**The task:**
Omit every picture and return the rest of the data unaltered.

━━━ Data segment

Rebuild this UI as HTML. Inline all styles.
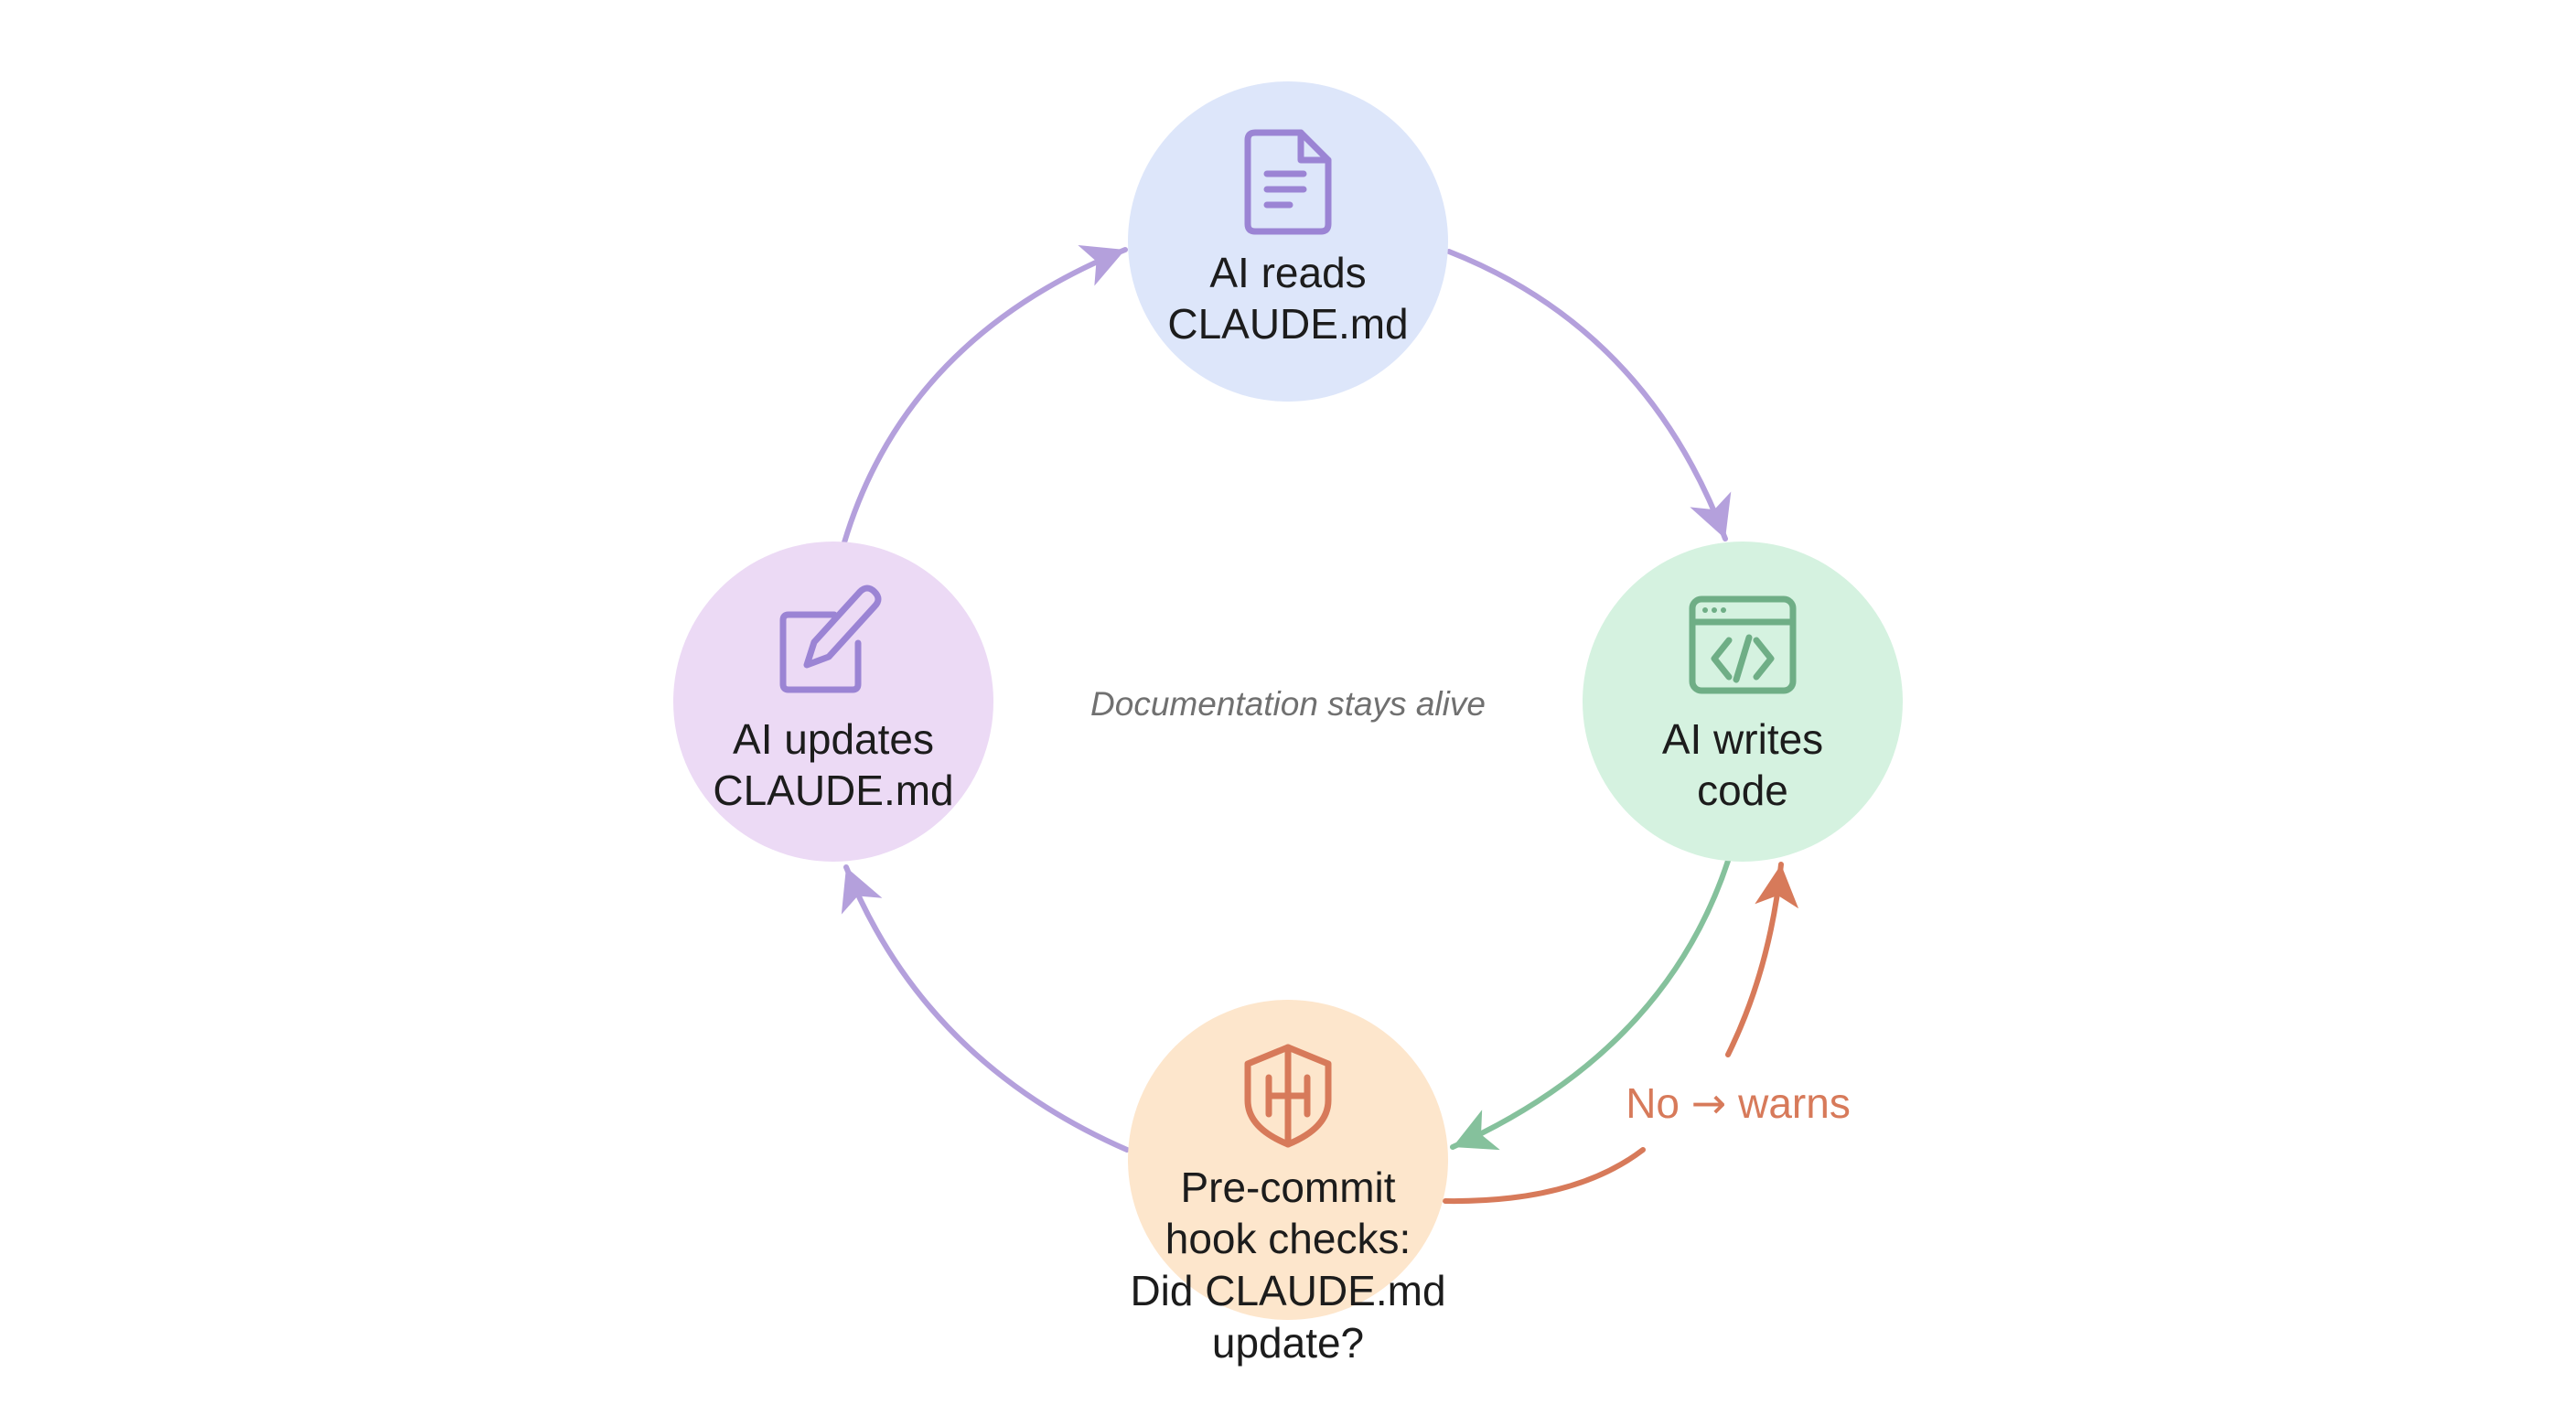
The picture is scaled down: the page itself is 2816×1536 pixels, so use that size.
<!DOCTYPE html>
<html><head><meta charset="utf-8"><style>
html,body{margin:0;padding:0;background:#fff;}
svg{display:block;}
text{font-family:"Liberation Sans",sans-serif;}
</style></head><body>
<svg width="2816" height="1536" viewBox="0 0 2816 1536" xmlns="http://www.w3.org/2000/svg">
<defs>
<marker id="ap" markerUnits="userSpaceOnUse" markerWidth="52" markerHeight="52" refX="46" refY="24" orient="auto"><path d="M0,0 L46,24 L0,48 L12,24 Z" fill="#b4a0dc"/></marker>
<marker id="ag" markerUnits="userSpaceOnUse" markerWidth="52" markerHeight="52" refX="46" refY="24" orient="auto"><path d="M0,0 L46,24 L0,48 L12,24 Z" fill="#85c19c"/></marker>
<marker id="ar" markerUnits="userSpaceOnUse" markerWidth="52" markerHeight="52" refX="46" refY="24" orient="auto"><path d="M0,0 L46,24 L0,48 L12,24 Z" fill="#d77a5a"/></marker>
</defs>
<rect width="2816" height="1536" fill="#fff"/>
<g fill="none" stroke-width="6" stroke-linecap="round">
<path d="M1584,275 Q1800,360 1886,589" stroke="#b4a0dc" marker-end="url(#ap)"/>
<path d="M923,593 Q990,370 1230,273" stroke="#b4a0dc" marker-end="url(#ap)"/>
<path d="M1889,941 Q1820,1150 1588,1254" stroke="#85c19c" marker-end="url(#ag)"/>
<path d="M1232,1257 Q1010,1160 925,948" stroke="#b4a0dc" marker-end="url(#ap)"/>
<path d="M1580,1313 Q1720,1315 1796,1257" stroke="#d77a5a"/>
<path d="M1889,1153 Q1935,1060 1947,945" stroke="#d77a5a" marker-end="url(#ar)"/>
</g>
<circle cx="1408" cy="264" r="175" fill="#dde6fa"/>
<circle cx="911" cy="767" r="175" fill="#ecdaf5"/>
<circle cx="1905" cy="767" r="175" fill="#d5f2e0"/>
<circle cx="1408" cy="1268" r="175" fill="#fde6cc"/>
<g fill="none" stroke="#9b84d4" stroke-width="7" stroke-linejoin="round" stroke-linecap="round">
<path d="M1372,145 h50 l30,30 v70 q0,8 -8,8 h-72 q-8,0 -8,-8 v-92 q0,-8 8,-8 z"/>
<path d="M1422,145 v30 h30"/>
<path d="M1385,190 h40 M1385,207 h40 M1385,224 h25"/>
</g>
<g fill="none" stroke="#9b84d4" stroke-width="7" stroke-linejoin="round" stroke-linecap="round">
<path d="M912,672 h-50 q-6,0 -6,6 v70 q0,6 6,6 h70 q6,0 6,-6 v-45"/>
<path d="M882,727 l8,-25 l50,-55 q8,-8 16,0 q8,8 0,16 l-50,55 z"/>
</g>
<g fill="none" stroke="#6fae86" stroke-width="7" stroke-linejoin="round" stroke-linecap="round">
<rect x="1850" y="655" width="110" height="100" rx="10"/>
<path d="M1850,680 h110"/>
<path d="M1890,700 l-16,20 l16,20 M1920,700 l16,20 l-16,20 M1912,697 l-14,46"/>
</g>
<g fill="#6fae86"><circle cx="1864" cy="667" r="3"/><circle cx="1874" cy="667" r="3"/><circle cx="1884" cy="667" r="3"/></g>
<g fill="none" stroke="#d77a5a" stroke-width="7" stroke-linejoin="round" stroke-linecap="round">
<path d="M1408,1145 l-44,18 v40 q0,30 44,48 q44,-18 44,-48 v-40 z"/>
<path d="M1387,1178 v40 M1429,1178 v40 M1387,1198 h42 M1408,1145 v106"/>
</g>
<g font-size="46" fill="#1c1c1c" text-anchor="middle">
<text x="1408" y="314">AI reads</text>
<text x="1408" y="370">CLAUDE.md</text>
<text x="911" y="824">AI updates</text>
<text x="911" y="880">CLAUDE.md</text>
<text x="1905" y="824">AI writes</text>
<text x="1905" y="880">code</text>
<text x="1408" y="1314">Pre-commit</text>
<text x="1408" y="1370">hook checks:</text>
<text x="1408" y="1427">Did CLAUDE.md</text>
<text x="1408" y="1484">update?</text>
</g>
<text x="1408" y="782" font-size="37" font-style="italic" fill="#707070" text-anchor="middle">Documentation stays alive</text>
<text x="1900" y="1222" font-size="46" fill="#d77a5a" text-anchor="middle">No <tspan font-family="DejaVu Sans, sans-serif">→</tspan> warns</text>
</svg>
</body></html>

━━━━━━

**Solution:**
Rebuild this UI as HTML. Inline all styles.
The picture is scaled down: the page itself is 2816×1536 pixels, so use that size.
<!DOCTYPE html>
<html><head><meta charset="utf-8"><style>
html,body{margin:0;padding:0;background:#fff;}
svg{display:block;}
text{font-family:"Liberation Sans",sans-serif;}
</style></head><body>
<svg width="2816" height="1536" viewBox="0 0 2816 1536" xmlns="http://www.w3.org/2000/svg">
<defs>
<marker id="ap" markerUnits="userSpaceOnUse" markerWidth="52" markerHeight="52" refX="46" refY="24" orient="auto"><path d="M0,0 L46,24 L0,48 L12,24 Z" fill="#b4a0dc"/></marker>
<marker id="ag" markerUnits="userSpaceOnUse" markerWidth="52" markerHeight="52" refX="46" refY="24" orient="auto"><path d="M0,0 L46,24 L0,48 L12,24 Z" fill="#85c19c"/></marker>
<marker id="ar" markerUnits="userSpaceOnUse" markerWidth="52" markerHeight="52" refX="46" refY="24" orient="auto"><path d="M0,0 L46,24 L0,48 L12,24 Z" fill="#d77a5a"/></marker>
</defs>
<rect width="2816" height="1536" fill="#fff"/>
<g fill="none" stroke-width="6" stroke-linecap="round">
<path d="M1584,275 Q1800,360 1886,589" stroke="#b4a0dc" marker-end="url(#ap)"/>
<path d="M923,593 Q990,370 1230,273" stroke="#b4a0dc" marker-end="url(#ap)"/>
<path d="M1889,941 Q1820,1150 1588,1254" stroke="#85c19c" marker-end="url(#ag)"/>
<path d="M1232,1257 Q1010,1160 925,948" stroke="#b4a0dc" marker-end="url(#ap)"/>
<path d="M1580,1313 Q1720,1315 1796,1257" stroke="#d77a5a"/>
<path d="M1889,1153 Q1935,1060 1947,945" stroke="#d77a5a" marker-end="url(#ar)"/>
</g>
<circle cx="1408" cy="264" r="175" fill="#dde6fa"/>
<circle cx="911" cy="767" r="175" fill="#ecdaf5"/>
<circle cx="1905" cy="767" r="175" fill="#d5f2e0"/>
<circle cx="1408" cy="1268" r="175" fill="#fde6cc"/>
<g fill="none" stroke="#9b84d4" stroke-width="7" stroke-linejoin="round" stroke-linecap="round">
<path d="M1372,145 h50 l30,30 v70 q0,8 -8,8 h-72 q-8,0 -8,-8 v-92 q0,-8 8,-8 z"/>
<path d="M1422,145 v30 h30"/>
<path d="M1385,190 h40 M1385,207 h40 M1385,224 h25"/>
</g>
<g fill="none" stroke="#9b84d4" stroke-width="7" stroke-linejoin="round" stroke-linecap="round">
<path d="M912,672 h-50 q-6,0 -6,6 v70 q0,6 6,6 h70 q6,0 6,-6 v-45"/>
<path d="M882,727 l8,-25 l50,-55 q8,-8 16,0 q8,8 0,16 l-50,55 z"/>
</g>
<g fill="none" stroke="#6fae86" stroke-width="7" stroke-linejoin="round" stroke-linecap="round">
<rect x="1850" y="655" width="110" height="100" rx="10"/>
<path d="M1850,680 h110"/>
<path d="M1890,700 l-16,20 l16,20 M1920,700 l16,20 l-16,20 M1912,697 l-14,46"/>
</g>
<g fill="#6fae86"><circle cx="1864" cy="667" r="3"/><circle cx="1874" cy="667" r="3"/><circle cx="1884" cy="667" r="3"/></g>
<g fill="none" stroke="#d77a5a" stroke-width="7" stroke-linejoin="round" stroke-linecap="round">
<path d="M1408,1145 l-44,18 v40 q0,30 44,48 q44,-18 44,-48 v-40 z"/>
<path d="M1387,1178 v40 M1429,1178 v40 M1387,1198 h42 M1408,1145 v106"/>
</g>
<g font-size="46" fill="#1c1c1c" text-anchor="middle">
<text x="1408" y="314">AI reads</text>
<text x="1408" y="370">CLAUDE.md</text>
<text x="911" y="824">AI updates</text>
<text x="911" y="880">CLAUDE.md</text>
<text x="1905" y="824">AI writes</text>
<text x="1905" y="880">code</text>
<text x="1408" y="1314">Pre-commit</text>
<text x="1408" y="1370">hook checks:</text>
<text x="1408" y="1427">Did CLAUDE.md</text>
<text x="1408" y="1484">update?</text>
</g>
<text x="1408" y="782" font-size="37" font-style="italic" fill="#707070" text-anchor="middle">Documentation stays alive</text>
<text x="1900" y="1222" font-size="46" fill="#d77a5a" text-anchor="middle">No <tspan font-family="DejaVu Sans, sans-serif">→</tspan> warns</text>
</svg>
</body></html>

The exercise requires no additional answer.